The Postsecular Zombie


One research thread on an upcoming project on zombies concerns the liminal space that the undead occupy between the secular and the religious. Whilst this is often portrayed as a juxtaposition between the religious undead and the secular living, what has become more apparent as the research progresses is the ways in which the undead actually reflect a postsecular streak running within a seemingly secular urban life.

Back in 2000, in Cities of God, Graham Ward wrote about Vampires as the endpoint of an urban project wherein "our cultural horizons are crowding with hosts of angels", with immortality being the sought after goal. This is not some vague concept of "culture", but is manifested in concrete forms in our consumer goods, and in our bodies

...the brocaded, fabulous couture of Gautier, Versace, McQueen and Galliano is producing angels of all of us. Our bodies are becoming prisons for angelic souls: concepts and construals of the perfect corporeality are disciplining us in what we eat and binding us with fears of infection. The cult of sport, with its glamourisation of sweat, flesh-not-fat and sculptured muscularity...all demonstrate that we are perfecting the techniques for turning each of us into angels. We are manufacturing and manufactured by a contemporary angelology.

This consumer driven angelology, however, finds its embodiment in the vampire, which Ward regarded as the hybrid between the human and the angelic. 

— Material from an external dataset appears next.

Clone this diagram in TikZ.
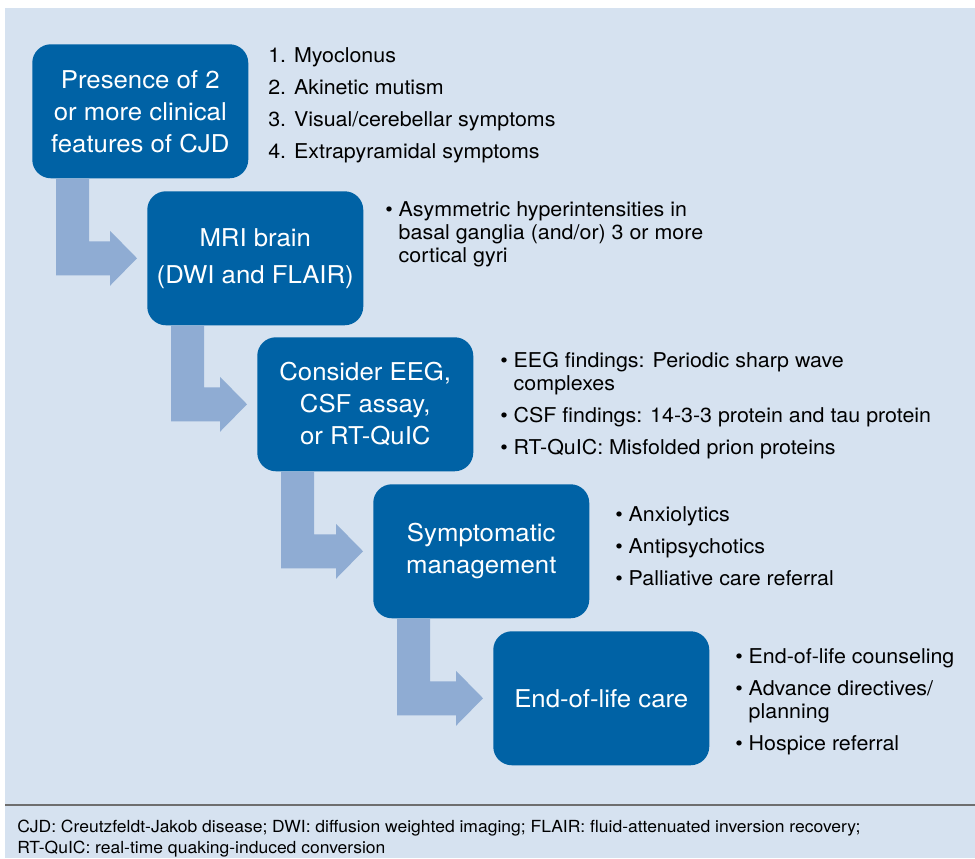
\documentclass[tikz,border=0pt]{standalone}
\usepackage{fontspec}
\setmainfont[FakeStretch=1.05]{TeX Gyre Heros}
\usepackage{xcolor}
\usepackage{tikz}
\usetikzlibrary{calc}
\definecolor{boxblue}{RGB}{0,98,165}
\definecolor{arrowblue}{RGB}{143,172,211}
\definecolor{panelblue}{RGB}{214,226,240}
\definecolor{rulegray}{RGB}{110,110,110}
\newcommand{\bpt}{\textbullet\ }
\newcommand{\bcont}{\hphantom{\textbullet\ }}
% fat elbow arrow: down out of #1, then right into #2
\newcommand{\elbowarrow}[2]{%
	\fill[arrowblue] ($(#1.south west)+(24,0)$) -- ($(#1.south west)+(57,0)$)
	|- ($(#2.west)+(-37,-17)$) -- ++(0,-10.5) -- ($(#2.west)+(-10,0)$)
	-- ($(#2.west)+(-37,27.5)$) -- ++(0,-10.5) -| ($(#1.south west)+(24,0)$) -- cycle;}

\begin{document}
\begin{tikzpicture}[x=0.75pt,y=-0.75pt,
	stepbox/.style={fill=boxblue, text=white, rounded corners=14pt, minimum width=162pt, minimum height=100.5pt, align=center, anchor=north west, inner sep=0pt, font=\fontsize{18.4}{24}\selectfont},
	listtext/.style={anchor=base west, align=left, inner sep=0pt, font=\fontsize{15.3}{17.25}\selectfont}]
		%background
		\useasboundingbox (0,0) rectangle (975,858);
		\fill[panelblue] (5,8) rectangle (975,858);
		\draw[rulegray, line width=1.5pt] (5,805) -- (975,805);
		
		%coordinates (top left of each step)
		\coordinate (TLpres) at (32,44);
		\coordinate (TLmri)  at (147,191);
		\coordinate (TLtest) at (257,337);
		\coordinate (TLsymp) at (373,484);
		\coordinate (TLend)  at (493,631);
		
		%nodes
		\node[stepbox] (pres) at (TLpres) {Presence of 2\\or more clinical\\features of CJD};
		\node[stepbox] (mri) at (TLmri) {MRI brain\\[3.75pt](DWI and FLAIR)};
		\node[stepbox] (test) at (TLtest) {Consider EEG,\\CSF assay,\\or RT-QuIC};
		\node[stepbox] (symp) at (TLsymp) {Symptomatic\\management};
		\node[stepbox] (endcare) at (TLend) {End-of-life care};
		
		%lists (placed at the baseline of their last line)
		\node[listtext] (presL) at (268,158) {1. Myoclonus\\[6.75pt]2. Akinetic mutism\\[6.75pt]3. Visual/cerebellar symptoms\\[6.75pt]4. Extrapyramidal symptoms};
		\node[listtext] (mriL) at (385,262) {\bpt Asymmetric hyperintensities in\\\bcont basal ganglia (and/or) 3 or more\\\bcont cortical gyri};
		\node[listtext] (testL) at (500,454) {\bpt EEG findings: Periodic sharp wave\\\bcont complexes\\[6.75pt]\bpt CSF findings: 14-3-3 protein and tau protein\\[6.75pt]\bpt RT-QuIC: Misfolded prion proteins};
		\node[listtext] (sympL) at (615,585) {\bpt Anxiolytics\\[6.75pt]\bpt Antipsychotics\\[6.75pt]\bpt Palliative care referral};
		\node[listtext] (endL) at (735,750) {\bpt End-of-life counseling\\[6.75pt]\bpt Advance directives/\\\bcont planning\\[6.75pt]\bpt Hospice referral};
		
		\node[anchor=base west, align=left, inner sep=0pt, font=\fontsize{12.5}{15.75}\selectfont] (notes) at (17,853) {CJD: Creutzfeldt-Jakob disease; DWI: diffusion weighted imaging; FLAIR: fluid-attenuated inversion recovery;\\RT-QuIC: real-time quaking-induced conversion};
		
		%arrows
		\elbowarrow{pres}{mri}
		\elbowarrow{mri}{test}
		\elbowarrow{test}{symp}
		\elbowarrow{symp}{endcare}
\end{tikzpicture}
\end{document}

More recently, John W. Morehead has in another essay in The Undead and Theology made similar remarks about zombies embodying contemporary aspirations towards acquiring immortality. In an essay entitled "Zombie Walks, Zombie Jesus and the Eschatology of Postmodern Flesh", Morehead spoke about the zombie as more than a symbol of the end of life. The Zombie Walks, for Morehead, suggest that there exists an impulse to achieve "transcendence...of and through the body". The zombie acts as a secular symbol whereby "Death is transcended in that the dead return to 'life'". 

At the same time, Kim Paffenroth wrote another essay (entitled "Apocalyptic Images and Prophetic Function in Zombie Films") in the same volume, in which she spoke of the zombie forcing us to "strain against the scientific framework that is imposed on them". Whether it is in terms of speculation on the causes of the zombie apocalypse as judgements from an angry god, or the implicit speculation among characters of The Walking Dead on whether the human is a purely material creature doomed to stay the same, the zombie thus acts as our means to pierce that veil that divides the secular, in which science reigns supreme, and the "life of the world to come", in which God sits on His throne.